- Source material
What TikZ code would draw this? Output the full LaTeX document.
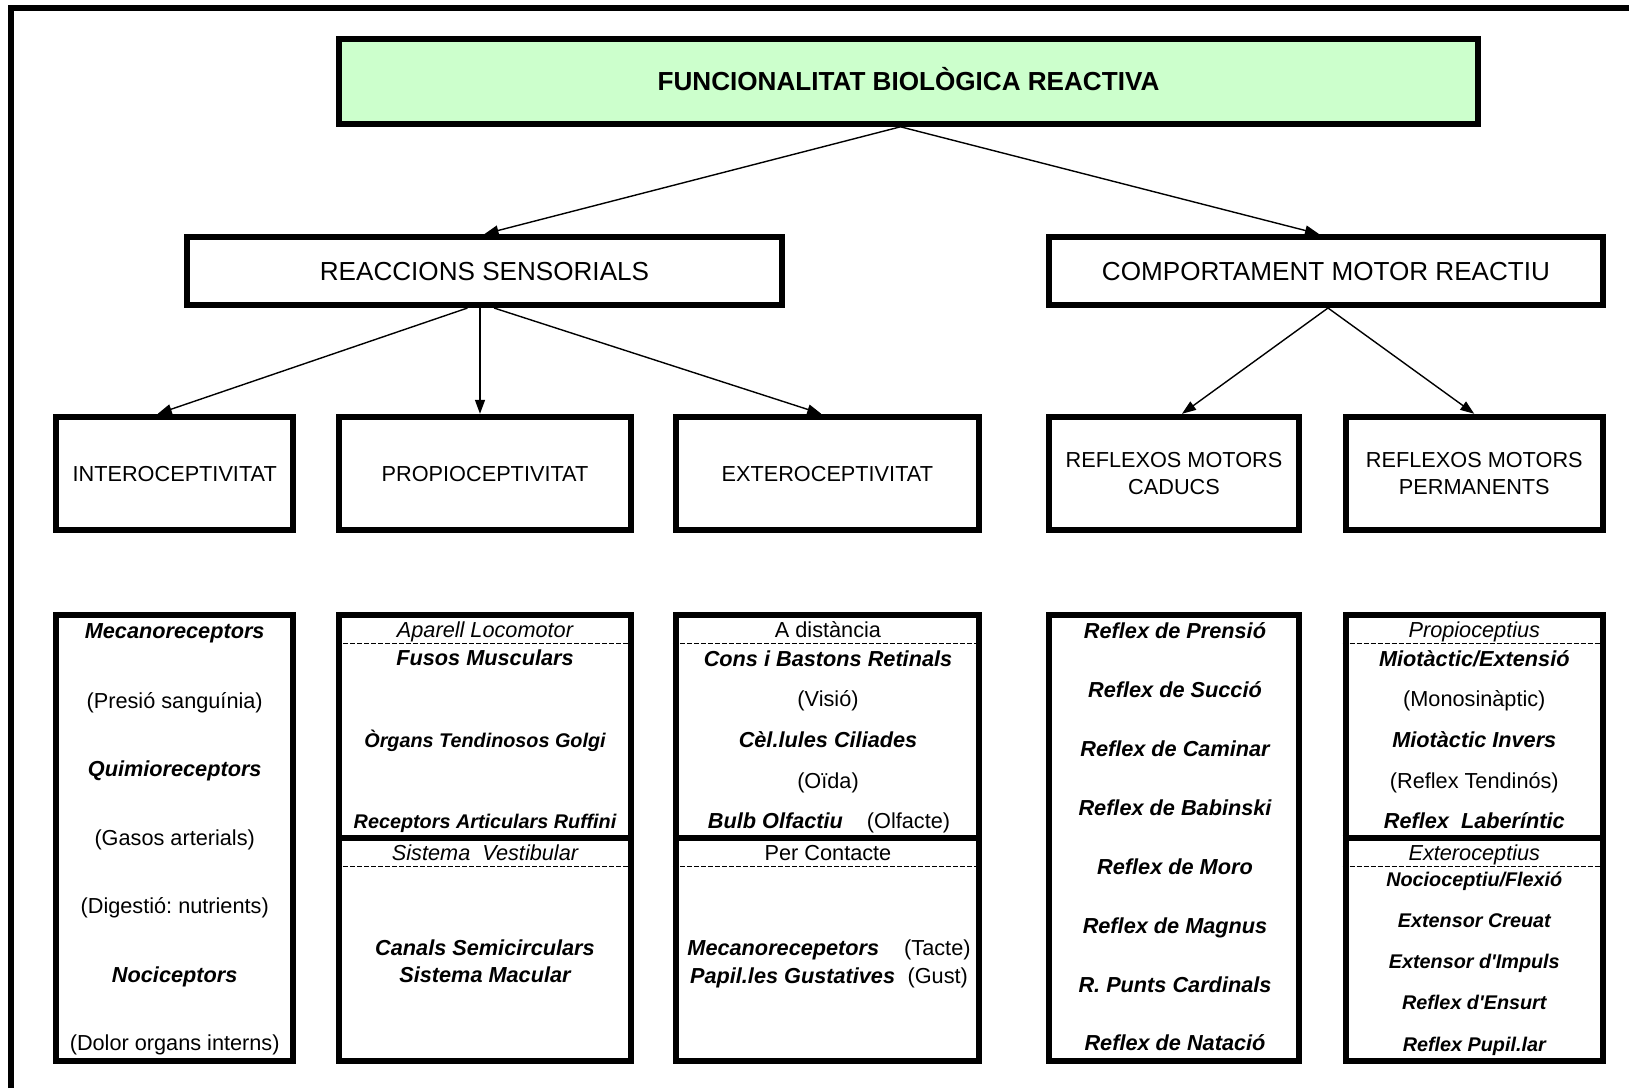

...

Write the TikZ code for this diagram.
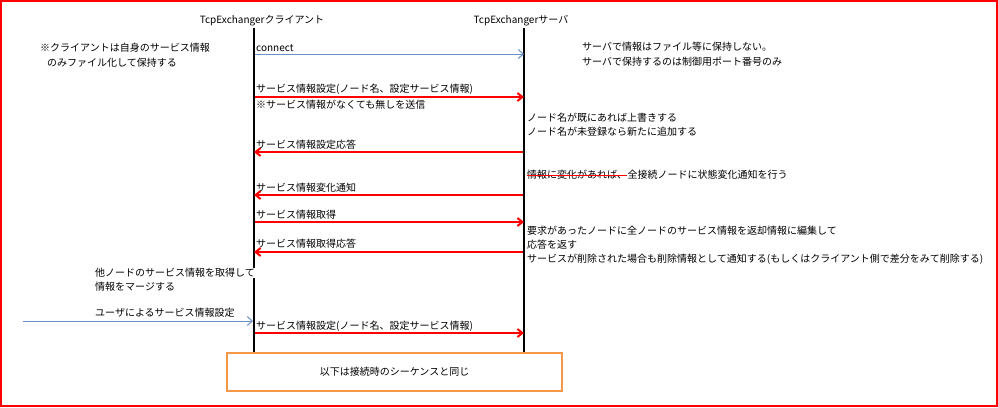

==

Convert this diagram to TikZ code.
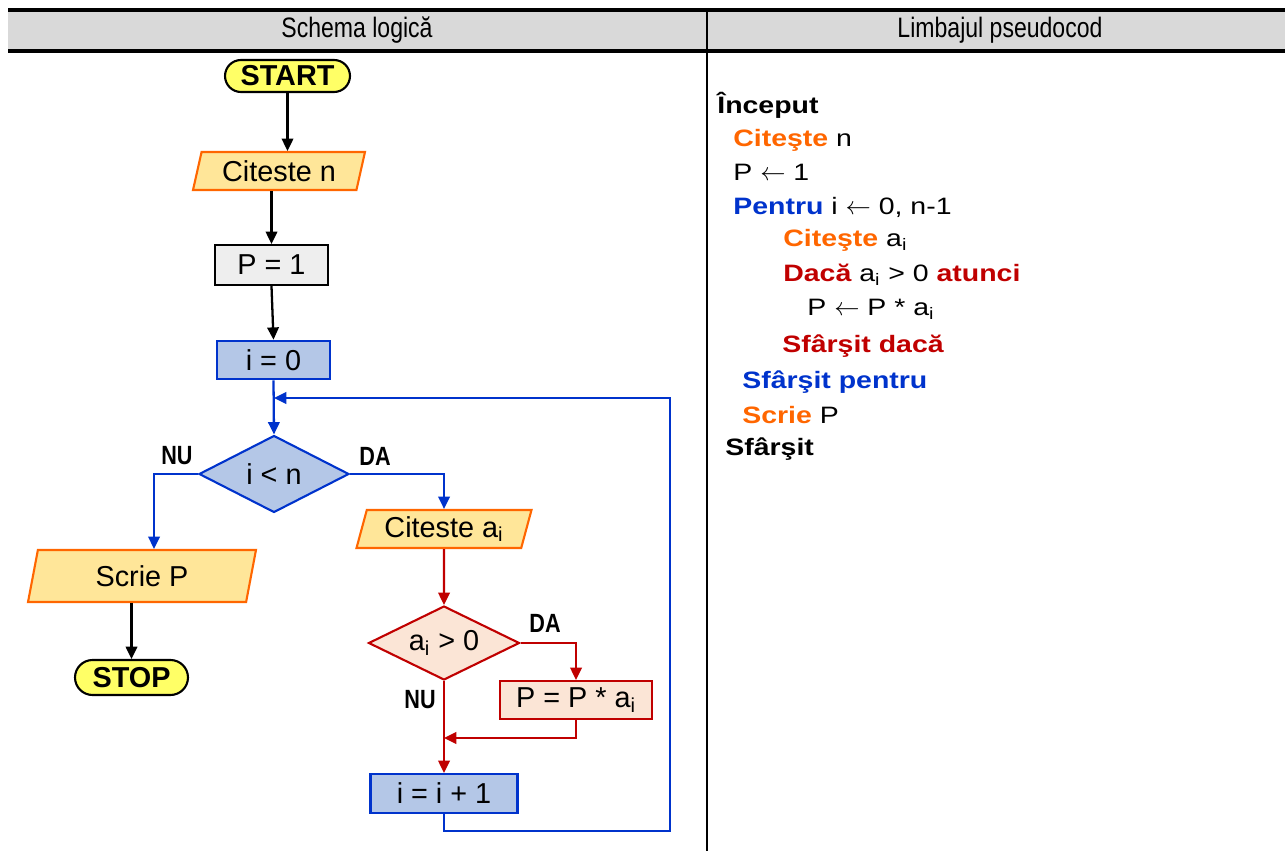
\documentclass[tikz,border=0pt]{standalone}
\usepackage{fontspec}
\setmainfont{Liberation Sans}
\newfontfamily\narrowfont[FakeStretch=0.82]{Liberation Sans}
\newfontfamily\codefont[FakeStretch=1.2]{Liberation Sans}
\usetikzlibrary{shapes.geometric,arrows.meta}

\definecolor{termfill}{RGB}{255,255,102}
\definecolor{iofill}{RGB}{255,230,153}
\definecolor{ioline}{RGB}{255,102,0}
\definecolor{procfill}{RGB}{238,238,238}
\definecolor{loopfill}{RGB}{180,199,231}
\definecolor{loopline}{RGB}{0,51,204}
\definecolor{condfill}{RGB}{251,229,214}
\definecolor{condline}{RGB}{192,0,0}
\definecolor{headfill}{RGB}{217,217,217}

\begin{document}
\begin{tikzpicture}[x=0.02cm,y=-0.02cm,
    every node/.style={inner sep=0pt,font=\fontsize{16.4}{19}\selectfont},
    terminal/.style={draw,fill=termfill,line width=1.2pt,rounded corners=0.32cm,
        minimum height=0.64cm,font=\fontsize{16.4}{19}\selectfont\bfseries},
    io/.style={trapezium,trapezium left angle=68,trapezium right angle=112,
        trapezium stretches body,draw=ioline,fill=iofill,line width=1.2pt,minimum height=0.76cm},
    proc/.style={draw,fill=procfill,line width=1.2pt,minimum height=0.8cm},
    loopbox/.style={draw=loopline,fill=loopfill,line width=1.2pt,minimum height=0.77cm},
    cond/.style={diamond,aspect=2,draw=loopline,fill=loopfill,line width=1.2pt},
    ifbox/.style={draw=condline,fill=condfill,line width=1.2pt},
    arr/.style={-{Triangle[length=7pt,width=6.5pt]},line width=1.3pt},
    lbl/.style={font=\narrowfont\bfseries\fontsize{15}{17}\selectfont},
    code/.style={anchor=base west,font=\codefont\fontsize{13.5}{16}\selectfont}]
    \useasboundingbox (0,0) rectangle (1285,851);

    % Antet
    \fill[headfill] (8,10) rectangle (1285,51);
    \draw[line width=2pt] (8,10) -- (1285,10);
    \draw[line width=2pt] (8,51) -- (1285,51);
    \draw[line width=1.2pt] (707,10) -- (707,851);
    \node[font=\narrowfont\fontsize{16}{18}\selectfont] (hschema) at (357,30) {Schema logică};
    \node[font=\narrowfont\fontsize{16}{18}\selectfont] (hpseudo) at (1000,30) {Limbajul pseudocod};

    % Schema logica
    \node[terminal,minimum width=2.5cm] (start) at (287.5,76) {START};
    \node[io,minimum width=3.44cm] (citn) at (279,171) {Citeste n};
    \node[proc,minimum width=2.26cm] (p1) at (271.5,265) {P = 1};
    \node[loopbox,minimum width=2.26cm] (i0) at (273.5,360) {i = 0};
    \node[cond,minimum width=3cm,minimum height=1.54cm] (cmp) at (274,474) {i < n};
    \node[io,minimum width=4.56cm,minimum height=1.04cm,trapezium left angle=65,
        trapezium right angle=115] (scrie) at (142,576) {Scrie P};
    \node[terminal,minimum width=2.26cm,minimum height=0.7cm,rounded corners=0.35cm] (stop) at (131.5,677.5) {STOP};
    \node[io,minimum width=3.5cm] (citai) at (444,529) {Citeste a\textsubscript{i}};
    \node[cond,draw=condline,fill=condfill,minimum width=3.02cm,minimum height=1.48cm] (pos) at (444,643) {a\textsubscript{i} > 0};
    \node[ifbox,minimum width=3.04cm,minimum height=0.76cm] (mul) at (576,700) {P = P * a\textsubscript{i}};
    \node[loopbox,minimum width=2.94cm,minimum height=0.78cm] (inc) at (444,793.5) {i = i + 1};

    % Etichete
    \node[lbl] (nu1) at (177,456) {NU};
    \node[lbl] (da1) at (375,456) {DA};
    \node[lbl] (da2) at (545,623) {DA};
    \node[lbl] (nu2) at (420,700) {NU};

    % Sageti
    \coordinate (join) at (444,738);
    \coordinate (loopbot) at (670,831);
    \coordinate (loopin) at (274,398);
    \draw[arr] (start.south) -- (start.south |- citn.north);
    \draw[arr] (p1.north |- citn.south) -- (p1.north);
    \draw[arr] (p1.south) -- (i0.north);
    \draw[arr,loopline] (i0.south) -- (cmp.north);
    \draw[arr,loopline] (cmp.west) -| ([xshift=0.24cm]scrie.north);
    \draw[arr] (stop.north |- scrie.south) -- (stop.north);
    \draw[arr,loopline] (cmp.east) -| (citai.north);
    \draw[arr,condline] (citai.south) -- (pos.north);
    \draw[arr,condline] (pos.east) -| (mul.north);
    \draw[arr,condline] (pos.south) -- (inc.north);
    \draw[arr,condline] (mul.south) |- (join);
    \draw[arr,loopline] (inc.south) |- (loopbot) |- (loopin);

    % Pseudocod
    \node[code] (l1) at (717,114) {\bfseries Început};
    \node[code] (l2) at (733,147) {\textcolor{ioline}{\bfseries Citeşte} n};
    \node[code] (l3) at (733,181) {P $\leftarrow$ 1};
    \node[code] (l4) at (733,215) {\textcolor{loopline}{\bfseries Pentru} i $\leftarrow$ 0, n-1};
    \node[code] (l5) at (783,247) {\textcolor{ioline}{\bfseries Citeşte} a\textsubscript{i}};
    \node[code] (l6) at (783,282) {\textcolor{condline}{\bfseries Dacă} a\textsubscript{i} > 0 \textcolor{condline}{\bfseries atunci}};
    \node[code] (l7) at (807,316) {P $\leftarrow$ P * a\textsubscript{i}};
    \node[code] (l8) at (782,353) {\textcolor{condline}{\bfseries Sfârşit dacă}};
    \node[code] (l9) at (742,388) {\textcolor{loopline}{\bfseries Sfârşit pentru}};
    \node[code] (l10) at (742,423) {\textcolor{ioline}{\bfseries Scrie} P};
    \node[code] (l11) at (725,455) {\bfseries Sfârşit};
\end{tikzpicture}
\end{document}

- Task to complete
Show the lines that mention the word "diagram".

- Response to the exercise
Write the TikZ code for this diagram.
Convert this diagram to TikZ code.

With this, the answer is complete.